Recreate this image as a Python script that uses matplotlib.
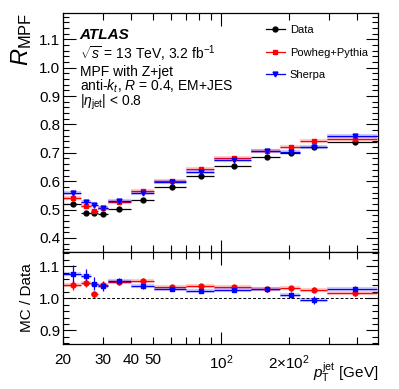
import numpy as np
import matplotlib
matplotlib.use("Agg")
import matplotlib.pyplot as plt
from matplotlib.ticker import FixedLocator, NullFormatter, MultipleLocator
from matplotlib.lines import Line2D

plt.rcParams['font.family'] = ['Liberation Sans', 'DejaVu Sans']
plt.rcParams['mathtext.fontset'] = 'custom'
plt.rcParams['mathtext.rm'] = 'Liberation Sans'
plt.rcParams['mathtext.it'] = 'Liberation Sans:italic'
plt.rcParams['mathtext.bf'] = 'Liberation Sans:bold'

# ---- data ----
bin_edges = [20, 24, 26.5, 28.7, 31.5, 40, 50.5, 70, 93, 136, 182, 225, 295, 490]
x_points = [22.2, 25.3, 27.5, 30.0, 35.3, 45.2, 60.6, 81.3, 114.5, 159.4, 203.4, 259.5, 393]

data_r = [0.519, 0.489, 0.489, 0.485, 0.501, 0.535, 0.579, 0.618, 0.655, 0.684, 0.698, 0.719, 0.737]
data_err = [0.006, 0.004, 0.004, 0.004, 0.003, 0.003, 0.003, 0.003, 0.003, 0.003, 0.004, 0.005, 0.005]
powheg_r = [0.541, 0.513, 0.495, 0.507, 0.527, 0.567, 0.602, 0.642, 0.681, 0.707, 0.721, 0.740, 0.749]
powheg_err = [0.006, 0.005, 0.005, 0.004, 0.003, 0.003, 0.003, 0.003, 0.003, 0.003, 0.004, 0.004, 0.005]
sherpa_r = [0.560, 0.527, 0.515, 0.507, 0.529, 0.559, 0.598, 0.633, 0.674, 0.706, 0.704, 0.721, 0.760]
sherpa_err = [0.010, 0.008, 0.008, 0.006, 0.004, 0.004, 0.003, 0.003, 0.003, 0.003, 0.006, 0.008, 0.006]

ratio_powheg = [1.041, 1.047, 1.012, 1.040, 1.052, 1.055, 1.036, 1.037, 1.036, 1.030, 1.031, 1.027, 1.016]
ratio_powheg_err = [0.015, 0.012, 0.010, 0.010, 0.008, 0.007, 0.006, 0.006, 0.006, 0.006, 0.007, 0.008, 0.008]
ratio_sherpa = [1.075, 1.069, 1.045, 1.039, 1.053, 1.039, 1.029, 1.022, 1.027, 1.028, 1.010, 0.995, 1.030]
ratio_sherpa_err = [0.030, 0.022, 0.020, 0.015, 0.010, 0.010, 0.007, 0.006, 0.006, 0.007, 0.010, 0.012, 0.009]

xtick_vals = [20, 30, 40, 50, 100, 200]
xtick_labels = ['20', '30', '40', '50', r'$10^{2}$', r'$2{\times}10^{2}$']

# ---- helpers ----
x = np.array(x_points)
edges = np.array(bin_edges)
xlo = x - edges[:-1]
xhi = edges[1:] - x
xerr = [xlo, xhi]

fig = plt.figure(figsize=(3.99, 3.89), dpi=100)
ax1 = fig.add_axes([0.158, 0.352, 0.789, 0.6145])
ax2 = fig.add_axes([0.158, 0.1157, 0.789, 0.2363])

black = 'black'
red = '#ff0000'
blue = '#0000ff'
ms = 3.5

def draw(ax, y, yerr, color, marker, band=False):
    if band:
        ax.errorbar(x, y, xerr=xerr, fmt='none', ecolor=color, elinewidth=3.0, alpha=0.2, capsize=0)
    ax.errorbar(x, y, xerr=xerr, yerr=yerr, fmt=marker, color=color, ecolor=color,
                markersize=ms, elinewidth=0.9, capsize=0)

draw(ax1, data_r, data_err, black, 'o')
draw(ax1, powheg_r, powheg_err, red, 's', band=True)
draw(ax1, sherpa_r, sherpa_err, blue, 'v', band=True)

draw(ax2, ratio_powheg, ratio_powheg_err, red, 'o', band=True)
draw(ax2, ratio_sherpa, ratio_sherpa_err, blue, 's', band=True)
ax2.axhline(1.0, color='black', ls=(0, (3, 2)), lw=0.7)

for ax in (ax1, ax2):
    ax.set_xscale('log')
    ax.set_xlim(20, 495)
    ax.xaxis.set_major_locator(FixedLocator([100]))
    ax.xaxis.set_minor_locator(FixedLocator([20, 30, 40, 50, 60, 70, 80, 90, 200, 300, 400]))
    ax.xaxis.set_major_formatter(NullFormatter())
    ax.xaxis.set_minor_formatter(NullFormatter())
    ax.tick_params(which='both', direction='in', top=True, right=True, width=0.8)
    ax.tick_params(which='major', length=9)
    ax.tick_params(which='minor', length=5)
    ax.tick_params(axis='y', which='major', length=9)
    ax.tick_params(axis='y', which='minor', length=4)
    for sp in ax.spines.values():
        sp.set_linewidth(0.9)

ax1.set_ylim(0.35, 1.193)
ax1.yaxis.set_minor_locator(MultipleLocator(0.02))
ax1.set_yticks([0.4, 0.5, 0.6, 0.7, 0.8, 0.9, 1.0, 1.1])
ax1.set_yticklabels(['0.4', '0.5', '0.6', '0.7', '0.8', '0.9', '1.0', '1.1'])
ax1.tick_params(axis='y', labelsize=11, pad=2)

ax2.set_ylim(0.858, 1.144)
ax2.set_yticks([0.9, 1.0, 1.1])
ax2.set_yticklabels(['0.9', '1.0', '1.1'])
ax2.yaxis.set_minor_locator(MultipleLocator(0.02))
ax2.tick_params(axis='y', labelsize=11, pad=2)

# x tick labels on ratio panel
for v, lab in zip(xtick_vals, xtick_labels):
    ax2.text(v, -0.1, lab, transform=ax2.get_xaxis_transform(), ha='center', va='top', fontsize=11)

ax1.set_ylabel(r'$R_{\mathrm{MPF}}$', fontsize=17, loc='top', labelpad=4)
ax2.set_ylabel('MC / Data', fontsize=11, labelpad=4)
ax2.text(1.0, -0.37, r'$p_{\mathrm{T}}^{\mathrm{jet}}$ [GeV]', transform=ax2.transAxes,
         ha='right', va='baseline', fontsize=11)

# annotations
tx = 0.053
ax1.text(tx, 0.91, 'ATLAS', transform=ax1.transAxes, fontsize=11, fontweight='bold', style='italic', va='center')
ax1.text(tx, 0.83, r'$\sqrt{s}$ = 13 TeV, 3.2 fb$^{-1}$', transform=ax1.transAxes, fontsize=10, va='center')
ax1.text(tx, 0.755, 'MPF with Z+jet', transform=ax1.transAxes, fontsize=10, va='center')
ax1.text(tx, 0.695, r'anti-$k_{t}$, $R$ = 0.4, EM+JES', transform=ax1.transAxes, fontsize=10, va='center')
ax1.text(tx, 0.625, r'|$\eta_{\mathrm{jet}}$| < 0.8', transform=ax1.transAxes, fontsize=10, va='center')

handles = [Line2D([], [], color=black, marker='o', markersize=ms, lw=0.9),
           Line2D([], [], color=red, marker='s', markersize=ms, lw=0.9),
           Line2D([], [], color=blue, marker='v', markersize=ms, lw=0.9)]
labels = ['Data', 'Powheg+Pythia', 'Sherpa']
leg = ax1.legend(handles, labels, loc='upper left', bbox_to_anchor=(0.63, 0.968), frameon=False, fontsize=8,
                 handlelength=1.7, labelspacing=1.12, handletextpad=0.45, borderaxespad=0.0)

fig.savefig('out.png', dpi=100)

.....

● **Challenge**:
Each line of the data is to be duplicated exactly; pictures stay out of the copy.

● **The reply**:
Recreate this image as a Python script that uses matplotlib.
import numpy as np
import matplotlib
matplotlib.use("Agg")
import matplotlib.pyplot as plt
from matplotlib.ticker import FixedLocator, NullFormatter, MultipleLocator
from matplotlib.lines import Line2D

plt.rcParams['font.family'] = ['Liberation Sans', 'DejaVu Sans']
plt.rcParams['mathtext.fontset'] = 'custom'
plt.rcParams['mathtext.rm'] = 'Liberation Sans'
plt.rcParams['mathtext.it'] = 'Liberation Sans:italic'
plt.rcParams['mathtext.bf'] = 'Liberation Sans:bold'

# ---- data ----
bin_edges = [20, 24, 26.5, 28.7, 31.5, 40, 50.5, 70, 93, 136, 182, 225, 295, 490]
x_points = [22.2, 25.3, 27.5, 30.0, 35.3, 45.2, 60.6, 81.3, 114.5, 159.4, 203.4, 259.5, 393]

data_r = [0.519, 0.489, 0.489, 0.485, 0.501, 0.535, 0.579, 0.618, 0.655, 0.684, 0.698, 0.719, 0.737]
data_err = [0.006, 0.004, 0.004, 0.004, 0.003, 0.003, 0.003, 0.003, 0.003, 0.003, 0.004, 0.005, 0.005]
powheg_r = [0.541, 0.513, 0.495, 0.507, 0.527, 0.567, 0.602, 0.642, 0.681, 0.707, 0.721, 0.740, 0.749]
powheg_err = [0.006, 0.005, 0.005, 0.004, 0.003, 0.003, 0.003, 0.003, 0.003, 0.003, 0.004, 0.004, 0.005]
sherpa_r = [0.560, 0.527, 0.515, 0.507, 0.529, 0.559, 0.598, 0.633, 0.674, 0.706, 0.704, 0.721, 0.760]
sherpa_err = [0.010, 0.008, 0.008, 0.006, 0.004, 0.004, 0.003, 0.003, 0.003, 0.003, 0.006, 0.008, 0.006]

ratio_powheg = [1.041, 1.047, 1.012, 1.040, 1.052, 1.055, 1.036, 1.037, 1.036, 1.030, 1.031, 1.027, 1.016]
ratio_powheg_err = [0.015, 0.012, 0.010, 0.010, 0.008, 0.007, 0.006, 0.006, 0.006, 0.006, 0.007, 0.008, 0.008]
ratio_sherpa = [1.075, 1.069, 1.045, 1.039, 1.053, 1.039, 1.029, 1.022, 1.027, 1.028, 1.010, 0.995, 1.030]
ratio_sherpa_err = [0.030, 0.022, 0.020, 0.015, 0.010, 0.010, 0.007, 0.006, 0.006, 0.007, 0.010, 0.012, 0.009]

xtick_vals = [20, 30, 40, 50, 100, 200]
xtick_labels = ['20', '30', '40', '50', r'$10^{2}$', r'$2{\times}10^{2}$']

# ---- helpers ----
x = np.array(x_points)
edges = np.array(bin_edges)
xlo = x - edges[:-1]
xhi = edges[1:] - x
xerr = [xlo, xhi]

fig = plt.figure(figsize=(3.99, 3.89), dpi=100)
ax1 = fig.add_axes([0.158, 0.352, 0.789, 0.6145])
ax2 = fig.add_axes([0.158, 0.1157, 0.789, 0.2363])

black = 'black'
red = '#ff0000'
blue = '#0000ff'
ms = 3.5

def draw(ax, y, yerr, color, marker, band=False):
    if band:
        ax.errorbar(x, y, xerr=xerr, fmt='none', ecolor=color, elinewidth=3.0, alpha=0.2, capsize=0)
    ax.errorbar(x, y, xerr=xerr, yerr=yerr, fmt=marker, color=color, ecolor=color,
                markersize=ms, elinewidth=0.9, capsize=0)

draw(ax1, data_r, data_err, black, 'o')
draw(ax1, powheg_r, powheg_err, red, 's', band=True)
draw(ax1, sherpa_r, sherpa_err, blue, 'v', band=True)

draw(ax2, ratio_powheg, ratio_powheg_err, red, 'o', band=True)
draw(ax2, ratio_sherpa, ratio_sherpa_err, blue, 's', band=True)
ax2.axhline(1.0, color='black', ls=(0, (3, 2)), lw=0.7)

for ax in (ax1, ax2):
    ax.set_xscale('log')
    ax.set_xlim(20, 495)
    ax.xaxis.set_major_locator(FixedLocator([100]))
    ax.xaxis.set_minor_locator(FixedLocator([20, 30, 40, 50, 60, 70, 80, 90, 200, 300, 400]))
    ax.xaxis.set_major_formatter(NullFormatter())
    ax.xaxis.set_minor_formatter(NullFormatter())
    ax.tick_params(which='both', direction='in', top=True, right=True, width=0.8)
    ax.tick_params(which='major', length=9)
    ax.tick_params(which='minor', length=5)
    ax.tick_params(axis='y', which='major', length=9)
    ax.tick_params(axis='y', which='minor', length=4)
    for sp in ax.spines.values():
        sp.set_linewidth(0.9)

ax1.set_ylim(0.35, 1.193)
ax1.yaxis.set_minor_locator(MultipleLocator(0.02))
ax1.set_yticks([0.4, 0.5, 0.6, 0.7, 0.8, 0.9, 1.0, 1.1])
ax1.set_yticklabels(['0.4', '0.5', '0.6', '0.7', '0.8', '0.9', '1.0', '1.1'])
ax1.tick_params(axis='y', labelsize=11, pad=2)

ax2.set_ylim(0.858, 1.144)
ax2.set_yticks([0.9, 1.0, 1.1])
ax2.set_yticklabels(['0.9', '1.0', '1.1'])
ax2.yaxis.set_minor_locator(MultipleLocator(0.02))
ax2.tick_params(axis='y', labelsize=11, pad=2)

# x tick labels on ratio panel
for v, lab in zip(xtick_vals, xtick_labels):
    ax2.text(v, -0.1, lab, transform=ax2.get_xaxis_transform(), ha='center', va='top', fontsize=11)

ax1.set_ylabel(r'$R_{\mathrm{MPF}}$', fontsize=17, loc='top', labelpad=4)
ax2.set_ylabel('MC / Data', fontsize=11, labelpad=4)
ax2.text(1.0, -0.37, r'$p_{\mathrm{T}}^{\mathrm{jet}}$ [GeV]', transform=ax2.transAxes,
         ha='right', va='baseline', fontsize=11)

# annotations
tx = 0.053
ax1.text(tx, 0.91, 'ATLAS', transform=ax1.transAxes, fontsize=11, fontweight='bold', style='italic', va='center')
ax1.text(tx, 0.83, r'$\sqrt{s}$ = 13 TeV, 3.2 fb$^{-1}$', transform=ax1.transAxes, fontsize=10, va='center')
ax1.text(tx, 0.755, 'MPF with Z+jet', transform=ax1.transAxes, fontsize=10, va='center')
ax1.text(tx, 0.695, r'anti-$k_{t}$, $R$ = 0.4, EM+JES', transform=ax1.transAxes, fontsize=10, va='center')
ax1.text(tx, 0.625, r'|$\eta_{\mathrm{jet}}$| < 0.8', transform=ax1.transAxes, fontsize=10, va='center')

handles = [Line2D([], [], color=black, marker='o', markersize=ms, lw=0.9),
           Line2D([], [], color=red, marker='s', markersize=ms, lw=0.9),
           Line2D([], [], color=blue, marker='v', markersize=ms, lw=0.9)]
labels = ['Data', 'Powheg+Pythia', 'Sherpa']
leg = ax1.legend(handles, labels, loc='upper left', bbox_to_anchor=(0.63, 0.968), frameon=False, fontsize=8,
                 handlelength=1.7, labelspacing=1.12, handletextpad=0.45, borderaxespad=0.0)

fig.savefig('out.png', dpi=100)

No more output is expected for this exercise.